Work to complete: Every line that holds "chart" should be shown.

Dataset extract:
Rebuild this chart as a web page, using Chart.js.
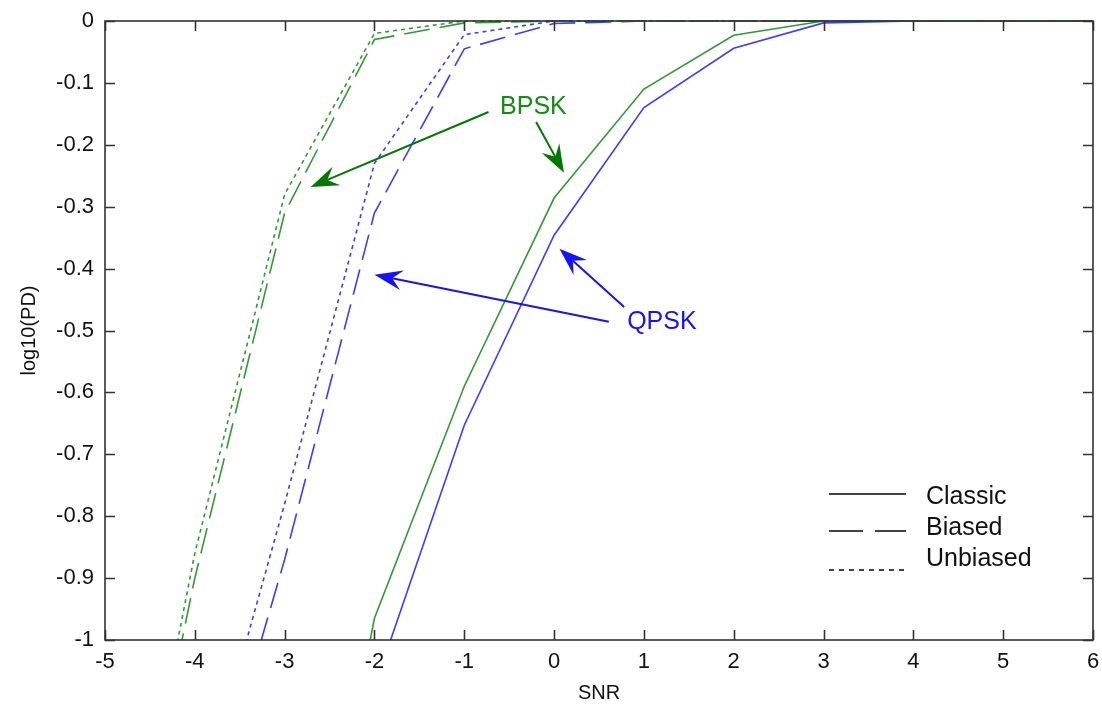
<!DOCTYPE html>
<html>
<head>
<meta charset="utf-8">
<script src="https://cdn.jsdelivr.net/npm/chart.js@4/dist/chart.umd.min.js"></script>
<style>
  html, body { margin: 0; padding: 0; background: #fff; }
  #wrap { width: 1102px; height: 709px; }
</style>
</head>
<body>
<div id="wrap"><canvas id="chart" width="1102" height="709"></canvas></div>
<script>
(function () {
  'use strict';

  // ---------------------------------------------------------------------------
  // Data
  // ---------------------------------------------------------------------------

  var snr = [-5, -4, -3, -2, -1, 0, 1, 2, 3, 4, 5, 6];

  var bpskClassic   = [-3.2, -2.45, -1.7, -0.965, -0.59, -0.286, -0.11, -0.023, 0, 0, 0, 0];
  var bpskBiased    = [-1.6, -0.9, -0.31, -0.03, -0.003, 0, 0, 0, 0, 0, 0, 0];
  var bpskUnbiased  = [-1.6, -0.86, -0.28, -0.02, 0, 0, 0, 0, 0, 0, 0, 0];

  var qpskClassic   = [-2.1, -1.6, -1.5, -1.076, -0.653, -0.346, -0.14, -0.044, -0.003, 0, 0, 0];
  var qpskBiased    = [-1.9, -1.37, -0.87, -0.31, -0.045, -0.004, 0, 0, 0, 0, 0, 0];
  var qpskUnbiased  = [-1.8, -1.3, -0.78, -0.23, -0.022, 0, 0, 0, 0, 0, 0, 0];

  var xTicks = [-5, -4, -3, -2, -1, 0, 1, 2, 3, 4, 5, 6];
  var yTicks = [0, -0.1, -0.2, -0.3, -0.4, -0.5, -0.6, -0.7, -0.8, -0.9, -1];

  var legendLabels = ['Classic', 'Biased', 'Unbiased'];

  // annotation arrows: [fromX, fromY, toX, toY] in data units
  var bpskArrows = [[-0.73, -0.147, -2.71, -0.268], [-0.2, -0.163, 0.11, -0.245]];
  var qpskArrows = [[0.61, -0.486, -2.0, -0.41], [0.78, -0.462, 0.06, -0.368]];
  var bpskLabelAt = [-0.23, -0.139];
  var qpskLabelAt = [1.2, -0.486];

  // ---------------------------------------------------------------------------
  // Styles
  // ---------------------------------------------------------------------------

  var GREEN = 'rgb(52,152,52)';
  var GREEN_DARK = 'rgb(0,120,0)';
  var BLUE = 'rgb(60,60,255)';
  var BLUE_DARK = 'rgb(20,20,245)';
  var AXIS = '#333';
  var TEXT = '#111';
  var FONT = '"Liberation Sans", Arial, sans-serif';

  var DASH = { classic: [], biased: [26, 10], unbiased: [4, 4] };

  function pts(ys) {
    return snr.map(function (x, i) { return { x: x, y: ys[i] }; });
  }

  function series(label, ys, colour, dash) {
    return {
      label: label,
      data: pts(ys),
      borderColor: colour,
      borderWidth: 1.6,
      borderDash: dash,
      pointRadius: 0,
      fill: false,
      tension: 0,
      clip: { left: 0, right: 2, top: 2, bottom: 0 }
    };
  }

  function drawArrow(ctx, x1, y1, x2, y2, colour) {
    var ang = Math.atan2(y2 - y1, x2 - x1);
    var len = 28, half = 10, notch = 18;
    var cos = Math.cos(ang), sin = Math.sin(ang);
    ctx.save();
    ctx.strokeStyle = colour;
    ctx.fillStyle = colour;
    ctx.lineWidth = 2;
    ctx.beginPath();
    ctx.moveTo(x1, y1);
    ctx.lineTo(x2 - cos * notch, y2 - sin * notch);
    ctx.stroke();
    ctx.beginPath();
    ctx.moveTo(x2, y2);
    ctx.lineTo(x2 - cos * len - sin * half, y2 - sin * len + cos * half);
    ctx.lineTo(x2 - cos * notch, y2 - sin * notch);
    ctx.lineTo(x2 - cos * len + sin * half, y2 - sin * len - cos * half);
    ctx.closePath();
    ctx.fill();
    ctx.restore();
  }

  // frame, inward ticks, legend box and annotations
  var decorations = {
    id: 'decorations',
    afterDatasetsDraw: function (chart) {
      var ctx = chart.ctx;
      var a = chart.chartArea;
      var xs = chart.scales.x, ys = chart.scales.y;

      ctx.save();
      ctx.strokeStyle = AXIS;
      ctx.lineWidth = 1.6;
      ctx.setLineDash([]);
      ctx.strokeRect(a.left, a.top, a.right - a.left, a.bottom - a.top);

      var tl = 10;
      ctx.beginPath();
      xTicks.forEach(function (v) {
        var px = Math.round(xs.getPixelForValue(v)) + 0.5;
        ctx.moveTo(px, a.bottom); ctx.lineTo(px, a.bottom - tl);
        ctx.moveTo(px, a.top); ctx.lineTo(px, a.top + tl);
      });
      yTicks.forEach(function (v) {
        var py = Math.round(ys.getPixelForValue(v)) + 0.5;
        ctx.moveTo(a.left, py); ctx.lineTo(a.left + tl, py);
        ctx.moveTo(a.right, py); ctx.lineTo(a.right - tl, py);
      });
      ctx.stroke();

      // legend
      var lx0 = 829, lx1 = 906, tx = 926;
      var rows = [497, 528, 559];
      var lineRows = [494, 531, 570];
      ctx.strokeStyle = '#444';
      ctx.lineWidth = 1.8;
      legendLabels.forEach(function (lbl, i) {
        ctx.setLineDash(i === 1 ? [34, 12] : (i === 2 ? [5, 5] : []));
        ctx.beginPath();
        ctx.moveTo(lx0, lineRows[i]);
        ctx.lineTo(lx1, lineRows[i]);
        ctx.stroke();
      });
      ctx.setLineDash([]);
      ctx.fillStyle = TEXT;
      ctx.font = '25px ' + FONT;
      ctx.textAlign = 'left';
      ctx.textBaseline = 'middle';
      legendLabels.forEach(function (lbl, i) { ctx.fillText(lbl, tx, rows[i]); });

      // annotations
      function P(v) { return [xs.getPixelForValue(v[0]), ys.getPixelForValue(v[1])]; }
      bpskArrows.forEach(function (r) {
        var f = P([r[0], r[1]]), t = P([r[2], r[3]]);
        drawArrow(ctx, f[0], f[1], t[0], t[1], GREEN_DARK);
      });
      qpskArrows.forEach(function (r) {
        var f = P([r[0], r[1]]), t = P([r[2], r[3]]);
        drawArrow(ctx, f[0], f[1], t[0], t[1], BLUE_DARK);
      });
      ctx.textAlign = 'center';
      ctx.font = '25px ' + FONT;
      var b = P(bpskLabelAt);
      ctx.fillStyle = 'rgb(20,140,20)';
      ctx.fillText('BPSK', b[0], b[1]);
      var q = P(qpskLabelAt);
      ctx.fillStyle = BLUE_DARK;
      ctx.fillText('QPSK', q[0], q[1]);
      ctx.restore();
    }
  };

  new Chart(document.getElementById('chart'), {
    type: 'line',
    data: {
      datasets: [
        series('BPSK Classic', bpskClassic, GREEN, DASH.classic),
        series('BPSK Biased', bpskBiased, GREEN, DASH.biased),
        series('BPSK Unbiased', bpskUnbiased, GREEN, DASH.unbiased),
        series('QPSK Classic', qpskClassic, BLUE, DASH.classic),
        series('QPSK Biased', qpskBiased, BLUE, DASH.biased),
        series('QPSK Unbiased', qpskUnbiased, BLUE, DASH.unbiased)
      ]
    },
    options: {
      responsive: false,
      animation: false,
      layout: { padding: { left: 0, right: 9, top: 21, bottom: 0 } },
      plugins: {
        legend: { display: false },
        tooltip: { enabled: false }
      },
      scales: {
        x: {
          type: 'linear',
          min: -5, max: 6,
          afterBuildTicks: function (s) { s.ticks = xTicks.map(function (v) { return { value: v }; }); },
          afterFit: function (s) { s.height = 69; s.paddingLeft = 0; s.paddingRight = 0; },
          grid: { display: false, drawTicks: false },
          border: { display: false },
          ticks: { color: TEXT, font: { family: FONT, size: 22 }, padding: 9, maxRotation: 0, autoSkip: false },
          title: { display: true, text: 'SNR', color: TEXT, font: { family: FONT, size: 20 }, padding: { top: 0, bottom: 4 } }
        },
        y: {
          type: 'linear',
          min: -1, max: 0,
          afterBuildTicks: function (s) { s.ticks = yTicks.map(function (v) { return { value: v }; }); },
          afterFit: function (s) { s.width = 105; s.paddingTop = 0; s.paddingBottom = 0; },
          grid: { display: false, drawTicks: false },
          border: { display: false },
          ticks: { color: TEXT, font: { family: FONT, size: 22 }, padding: 11, autoSkip: false,
                   callback: function (v) { return String(Math.round(v * 10) / 10); } },
          title: { display: true, text: 'log10(PD)', color: TEXT, font: { family: FONT, size: 20 }, padding: { top: 17, bottom: 4 } }
        }
      }
    },
    plugins: [decorations]
  });
})();
</script>
</body>
</html>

Finished task:
Rebuild this chart as a web page, using Chart.js.
<script src="https://cdn.jsdelivr.net/npm/chart.js@4/dist/chart.umd.min.js"></script>
<div id="wrap"><canvas id="chart" width="1102" height="709"></canvas></div>
    afterDatasetsDraw: function (chart) {
      var ctx = chart.ctx;
      var a = chart.chartArea;
      var xs = chart.scales.x, ys = chart.scales.y;
  new Chart(document.getElementById('chart'), {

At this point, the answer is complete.